> What is asked:
Write out, word for word, every line from the first one through the line that holds "const yTicks = [0, 0.2, 0.4, 0.6, THETA_I, 0.8, 1]", and nothing else; skip the pictures.

◇ ◇ ◇ ◇ ◇ ◇ ◇

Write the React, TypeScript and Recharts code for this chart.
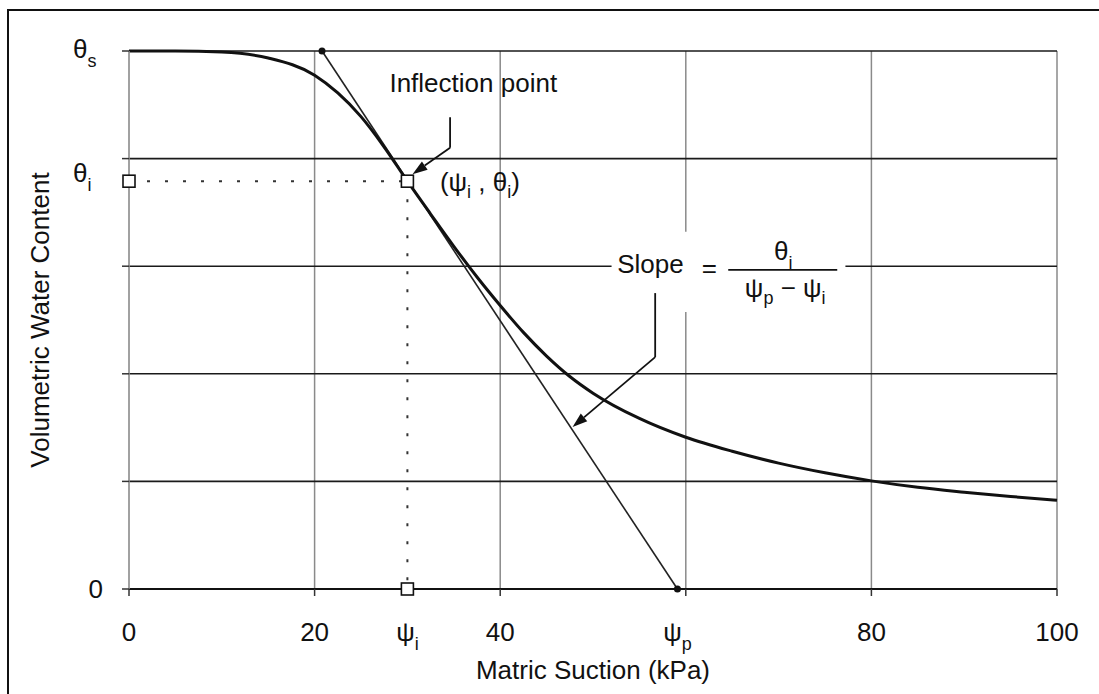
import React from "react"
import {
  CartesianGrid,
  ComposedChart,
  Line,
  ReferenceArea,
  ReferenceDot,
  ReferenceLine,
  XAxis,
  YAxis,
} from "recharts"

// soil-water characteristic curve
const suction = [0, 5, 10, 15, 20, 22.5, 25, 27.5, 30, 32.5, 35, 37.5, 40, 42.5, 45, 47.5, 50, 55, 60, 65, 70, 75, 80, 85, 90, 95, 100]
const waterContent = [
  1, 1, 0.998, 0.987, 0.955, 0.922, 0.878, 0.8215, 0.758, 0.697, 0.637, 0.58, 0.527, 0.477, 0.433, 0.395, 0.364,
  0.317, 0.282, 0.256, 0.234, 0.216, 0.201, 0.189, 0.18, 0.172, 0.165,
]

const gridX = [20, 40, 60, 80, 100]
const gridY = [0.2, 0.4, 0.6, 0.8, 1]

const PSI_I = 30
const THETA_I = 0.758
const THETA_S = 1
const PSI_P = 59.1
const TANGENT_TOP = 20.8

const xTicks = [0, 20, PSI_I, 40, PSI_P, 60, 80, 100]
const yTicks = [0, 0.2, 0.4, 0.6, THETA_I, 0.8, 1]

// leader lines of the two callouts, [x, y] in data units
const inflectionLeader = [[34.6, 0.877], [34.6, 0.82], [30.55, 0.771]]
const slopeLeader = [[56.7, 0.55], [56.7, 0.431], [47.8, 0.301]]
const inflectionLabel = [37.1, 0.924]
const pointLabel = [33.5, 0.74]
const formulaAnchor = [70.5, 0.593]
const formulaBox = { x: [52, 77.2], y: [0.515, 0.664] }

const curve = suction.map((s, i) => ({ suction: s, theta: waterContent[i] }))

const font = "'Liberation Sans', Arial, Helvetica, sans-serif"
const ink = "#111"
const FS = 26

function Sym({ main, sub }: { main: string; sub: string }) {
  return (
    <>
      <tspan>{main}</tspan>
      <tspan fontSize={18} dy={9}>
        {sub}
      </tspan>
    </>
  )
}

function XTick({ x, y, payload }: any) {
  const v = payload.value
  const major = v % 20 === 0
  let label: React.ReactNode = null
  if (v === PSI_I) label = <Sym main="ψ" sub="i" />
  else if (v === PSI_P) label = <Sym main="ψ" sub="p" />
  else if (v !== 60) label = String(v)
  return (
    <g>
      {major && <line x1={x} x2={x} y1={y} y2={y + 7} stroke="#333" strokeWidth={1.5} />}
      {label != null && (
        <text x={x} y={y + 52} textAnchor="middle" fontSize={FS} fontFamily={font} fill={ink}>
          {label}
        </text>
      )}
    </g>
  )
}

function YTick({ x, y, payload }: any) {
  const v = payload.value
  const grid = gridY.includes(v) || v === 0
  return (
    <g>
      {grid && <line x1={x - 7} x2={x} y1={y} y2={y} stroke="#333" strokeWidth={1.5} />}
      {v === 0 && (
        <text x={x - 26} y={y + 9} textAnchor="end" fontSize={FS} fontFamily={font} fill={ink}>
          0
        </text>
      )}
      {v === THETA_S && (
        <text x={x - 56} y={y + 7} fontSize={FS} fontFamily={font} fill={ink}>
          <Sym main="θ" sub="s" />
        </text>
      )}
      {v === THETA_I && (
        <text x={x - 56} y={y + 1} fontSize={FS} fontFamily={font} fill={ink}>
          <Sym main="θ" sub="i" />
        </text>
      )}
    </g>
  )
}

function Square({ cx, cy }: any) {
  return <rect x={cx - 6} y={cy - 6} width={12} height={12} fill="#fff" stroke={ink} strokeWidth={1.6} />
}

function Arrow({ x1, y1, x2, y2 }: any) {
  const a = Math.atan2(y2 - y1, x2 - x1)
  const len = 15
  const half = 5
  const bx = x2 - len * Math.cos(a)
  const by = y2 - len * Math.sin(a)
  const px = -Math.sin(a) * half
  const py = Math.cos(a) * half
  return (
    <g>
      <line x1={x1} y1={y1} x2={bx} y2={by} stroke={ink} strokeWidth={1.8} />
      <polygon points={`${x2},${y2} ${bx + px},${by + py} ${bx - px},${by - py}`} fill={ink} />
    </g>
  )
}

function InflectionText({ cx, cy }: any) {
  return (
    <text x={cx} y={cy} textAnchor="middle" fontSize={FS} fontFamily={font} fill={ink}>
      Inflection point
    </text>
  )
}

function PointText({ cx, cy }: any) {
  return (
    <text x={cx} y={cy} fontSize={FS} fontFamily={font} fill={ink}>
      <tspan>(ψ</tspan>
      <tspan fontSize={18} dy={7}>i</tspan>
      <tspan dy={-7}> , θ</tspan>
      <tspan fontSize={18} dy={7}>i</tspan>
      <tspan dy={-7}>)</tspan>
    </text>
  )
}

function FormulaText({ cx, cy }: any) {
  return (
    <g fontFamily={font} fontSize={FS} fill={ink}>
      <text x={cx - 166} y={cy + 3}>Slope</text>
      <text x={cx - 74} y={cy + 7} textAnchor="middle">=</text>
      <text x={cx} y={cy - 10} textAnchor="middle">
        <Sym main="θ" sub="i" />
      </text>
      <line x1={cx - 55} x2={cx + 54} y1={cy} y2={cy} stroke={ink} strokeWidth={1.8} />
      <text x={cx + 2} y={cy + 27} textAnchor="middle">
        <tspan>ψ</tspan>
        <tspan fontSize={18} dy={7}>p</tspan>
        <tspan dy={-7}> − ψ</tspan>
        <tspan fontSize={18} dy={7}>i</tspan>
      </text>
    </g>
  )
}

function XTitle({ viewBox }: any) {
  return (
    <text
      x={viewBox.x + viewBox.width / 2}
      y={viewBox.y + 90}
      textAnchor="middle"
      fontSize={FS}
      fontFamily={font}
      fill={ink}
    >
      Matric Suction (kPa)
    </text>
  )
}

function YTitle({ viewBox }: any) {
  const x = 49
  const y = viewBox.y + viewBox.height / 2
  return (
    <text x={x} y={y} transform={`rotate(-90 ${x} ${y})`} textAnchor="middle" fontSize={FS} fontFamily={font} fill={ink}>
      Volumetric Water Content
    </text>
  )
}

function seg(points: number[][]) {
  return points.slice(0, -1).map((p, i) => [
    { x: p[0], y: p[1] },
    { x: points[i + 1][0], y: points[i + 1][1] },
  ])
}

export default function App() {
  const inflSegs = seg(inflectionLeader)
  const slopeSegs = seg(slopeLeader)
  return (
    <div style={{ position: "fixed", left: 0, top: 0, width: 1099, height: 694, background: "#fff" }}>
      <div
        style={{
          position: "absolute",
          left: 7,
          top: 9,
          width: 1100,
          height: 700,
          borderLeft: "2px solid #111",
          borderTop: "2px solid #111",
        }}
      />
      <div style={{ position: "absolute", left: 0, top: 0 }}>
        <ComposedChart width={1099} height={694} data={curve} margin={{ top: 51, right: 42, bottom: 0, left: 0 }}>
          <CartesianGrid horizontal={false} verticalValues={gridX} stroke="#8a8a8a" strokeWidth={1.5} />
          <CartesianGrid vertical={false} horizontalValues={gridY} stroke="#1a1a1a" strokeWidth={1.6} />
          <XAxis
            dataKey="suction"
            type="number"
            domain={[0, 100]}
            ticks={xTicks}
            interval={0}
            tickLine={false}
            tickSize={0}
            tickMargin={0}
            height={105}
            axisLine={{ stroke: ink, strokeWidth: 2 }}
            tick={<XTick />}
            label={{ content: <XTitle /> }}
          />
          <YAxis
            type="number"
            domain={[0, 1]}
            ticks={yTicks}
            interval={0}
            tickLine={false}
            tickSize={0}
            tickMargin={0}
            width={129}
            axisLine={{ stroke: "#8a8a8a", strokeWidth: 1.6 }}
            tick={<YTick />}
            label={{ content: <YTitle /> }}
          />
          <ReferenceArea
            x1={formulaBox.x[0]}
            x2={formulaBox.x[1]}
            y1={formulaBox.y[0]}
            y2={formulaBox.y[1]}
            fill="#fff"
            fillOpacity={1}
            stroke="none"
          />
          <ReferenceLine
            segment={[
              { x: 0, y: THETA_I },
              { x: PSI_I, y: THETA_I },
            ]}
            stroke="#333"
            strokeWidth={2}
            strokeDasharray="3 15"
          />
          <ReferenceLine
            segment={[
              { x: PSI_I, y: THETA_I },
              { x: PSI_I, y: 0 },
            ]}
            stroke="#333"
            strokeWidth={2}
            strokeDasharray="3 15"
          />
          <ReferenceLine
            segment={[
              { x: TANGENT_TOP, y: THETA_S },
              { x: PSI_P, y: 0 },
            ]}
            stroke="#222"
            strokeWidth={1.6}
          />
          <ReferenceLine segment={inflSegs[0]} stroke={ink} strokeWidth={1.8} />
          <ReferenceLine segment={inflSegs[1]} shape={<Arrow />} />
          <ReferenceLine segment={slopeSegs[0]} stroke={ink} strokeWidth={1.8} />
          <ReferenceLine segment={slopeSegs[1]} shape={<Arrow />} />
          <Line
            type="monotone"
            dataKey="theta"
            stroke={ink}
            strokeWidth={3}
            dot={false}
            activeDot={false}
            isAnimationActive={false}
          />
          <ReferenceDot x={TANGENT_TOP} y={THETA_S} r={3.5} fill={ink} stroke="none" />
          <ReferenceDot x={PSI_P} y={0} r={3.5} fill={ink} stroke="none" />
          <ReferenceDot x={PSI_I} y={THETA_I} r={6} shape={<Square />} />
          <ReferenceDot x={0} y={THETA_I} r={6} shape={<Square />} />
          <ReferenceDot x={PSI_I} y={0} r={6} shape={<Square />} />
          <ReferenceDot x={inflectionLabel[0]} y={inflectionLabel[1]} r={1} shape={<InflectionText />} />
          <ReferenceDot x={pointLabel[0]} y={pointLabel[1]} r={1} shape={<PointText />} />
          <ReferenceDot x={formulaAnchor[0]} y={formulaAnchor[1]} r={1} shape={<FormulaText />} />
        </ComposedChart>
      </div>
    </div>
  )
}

◇ ◇ ◇ ◇ ◇ ◇ ◇

> Solution to this problem:
Write the React, TypeScript and Recharts code for this chart.
import React from "react"
import {
  CartesianGrid,
  ComposedChart,
  Line,
  ReferenceArea,
  ReferenceDot,
  ReferenceLine,
  XAxis,
  YAxis,
} from "recharts"

// soil-water characteristic curve
const suction = [0, 5, 10, 15, 20, 22.5, 25, 27.5, 30, 32.5, 35, 37.5, 40, 42.5, 45, 47.5, 50, 55, 60, 65, 70, 75, 80, 85, 90, 95, 100]
const waterContent = [
  1, 1, 0.998, 0.987, 0.955, 0.922, 0.878, 0.8215, 0.758, 0.697, 0.637, 0.58, 0.527, 0.477, 0.433, 0.395, 0.364,
  0.317, 0.282, 0.256, 0.234, 0.216, 0.201, 0.189, 0.18, 0.172, 0.165,
]

const gridX = [20, 40, 60, 80, 100]
const gridY = [0.2, 0.4, 0.6, 0.8, 1]

const PSI_I = 30
const THETA_I = 0.758
const THETA_S = 1
const PSI_P = 59.1
const TANGENT_TOP = 20.8

const xTicks = [0, 20, PSI_I, 40, PSI_P, 60, 80, 100]
const yTicks = [0, 0.2, 0.4, 0.6, THETA_I, 0.8, 1]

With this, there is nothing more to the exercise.